Wednesday, May 2, 2018

THE CRUCIBLE


By Arthur Miller

Directed and designed by Joe Woodward
Presented by the Daramalan Theatre Company
McCowage Hall, Daramalan until 5th May, 2018

Performance on 28th April reviewed by Bill Stephens
 

Arthur Miller’s searing 1957 play in which fictionalised events from the 17th century Salem witch trials are portrayed as an allegory for McCarthyism, proved an excellent vehicle for the Daramalan Theatre Company.
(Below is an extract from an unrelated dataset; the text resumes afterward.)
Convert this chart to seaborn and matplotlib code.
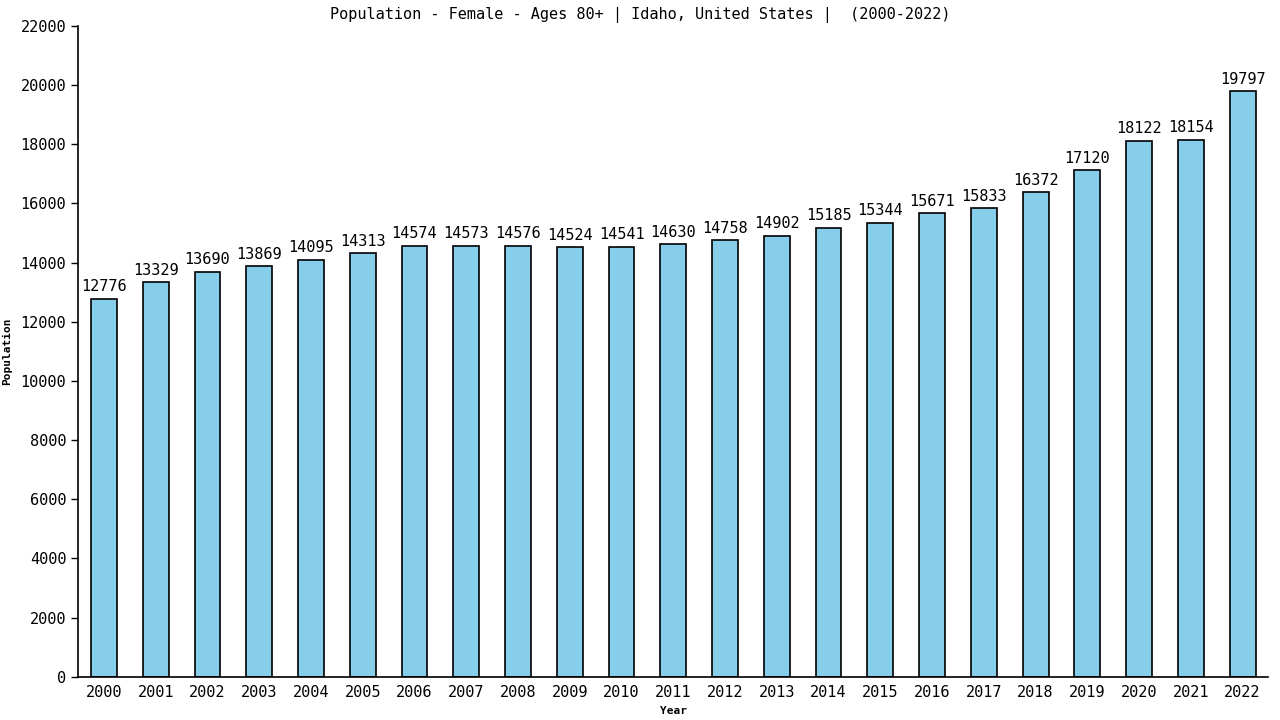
import pandas as pd
import matplotlib
matplotlib.use("Agg")
import matplotlib.pyplot as plt
import seaborn as sns

# Data
years = [str(y) for y in range(2000, 2023)]
population = [12776, 13329, 13690, 13869, 14095, 14313, 14574, 14573, 14576, 14524,
              14541, 14630, 14758, 14902, 15185, 15344, 15671, 15833, 16372, 17120,
              18122, 18154, 19797]
y_ticks = list(range(0, 22001, 2000))

df = pd.DataFrame({"Year": years, "Population": population})

sns.set_style("white")
plt.rcParams["font.family"] = ["DejaVu Sans Mono", "DejaVu Sans"]
plt.rcParams["text.color"] = "black"
plt.rcParams["xtick.color"] = "black"
plt.rcParams["ytick.color"] = "black"
plt.rcParams["axes.labelcolor"] = "black"

fig = plt.figure(figsize=(12.8, 7.2), dpi=100)
ax = fig.add_axes([0.061, 0.06, 0.93, 0.904])

sns.barplot(x="Year", y="Population", data=df, color="#87CEEB",
            edgecolor="black", linewidth=1.2, width=0.5, saturation=1, ax=ax)

# Value labels above bars
for i, v in enumerate(population):
    ax.text(i, v + 150, f"{v}", ha="center", va="bottom", fontsize=11, color="black")

ax.set_xlim(-0.5, 22.5)
ax.set_ylim(0, 22000)
ax.set_yticks(y_ticks)
ax.set_yticklabels([str(t) for t in y_ticks], fontsize=11)
ax.tick_params(axis="x", labelsize=11, length=0, pad=6)
ax.tick_params(axis="y", length=5, width=1, direction="out", left=True, color="black")

for s in ["top", "right"]:
    ax.spines[s].set_visible(False)
for s in ["left", "bottom"]:
    ax.spines[s].set_color("black")
    ax.spines[s].set_linewidth(1.2)

ax.set_xlabel("Year", fontsize=8, fontweight="bold", labelpad=4)
ax.set_ylabel("Population", fontsize=8, fontweight="bold", labelpad=6)
fig.suptitle("Population - Female - Ages 80+ | Idaho, United States |  (2000-2022)",
             fontsize=11, y=0.99)

fig.savefig("out.png", dpi=100)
Tight direction, imaginative scenic and costume design, well-rehearsed, committed performances from the youthful cast and close attention to the text, combine to capture the essence, and bring a sense of authenticity to a powerful play which makes huge demands on its actors and creative team.
 
 
For this production, the audience occupy tiered seating arranged around three sides of the playing area. The cast perform in front of a huge backdrop, transparent enough for the audience to glimpse shadowy images of figures dancing, as they enter the theatre. As the play progresses video footage and abstract slides are projected on to the backdrop, which together with Bartholomew Bunk’s moody incidental music, heighten the atmosphere, and comment on critical events in the play.
 
The excellent costumes are predominately black, with strong silhouettes which hint at period. When for a key scene, one of the characters is dressed in virginal white, the effect is striking. While most of the female cast wear appropriate hairstyles or scarves, the male cast sport a variety of modern hairstyles, which tends to be disconcerting, especially when portraying elderly villagers.  
  
Director, Joe Woodward, has wisely encouraged his actors to develop strong individual characterisations. This has resulted in some excellent individual performances, well supported by committed ensemble work. Particularly impressive among the female cast are Sophia  Marzano, who displays admirable presence, as the vengeful Abigail and Zara McCann, compelling  as the frightened and confused, Mary Warren. Mikayla Brady also gives an eye-catching performance as the dignified Elizabeth Proctor.  

Among the male actors, Jack Curry as John Proctor, Hayden Hamilton as Francis Nurse, Mitchell Dwyer as Deputy Governor Danforth, and Joey Gardiner, riveting with his idiosyncratic interpretation of Ezekiel Cheever, all impressed with well-conceived and delivered performances.
While great attention had rightly been devoted to interpreting and delivering the text, the lighting design, which created an appropriately mysterious atmosphere, often shadowed the actor’s faces. As well, the direction, which required the actors to move around the stage to deliver their lines to the three sides, and an unhelpful hall acoustic, resulted in many vital lines being lost, making it difficult to follow the complexities of the plot.

Never-the-less, the Daramalan Theatre Company have succeeded in staging an impressive production of a difficult, but important play which remarkably, continues to challenge and address issues of concern to  contemporary audiences.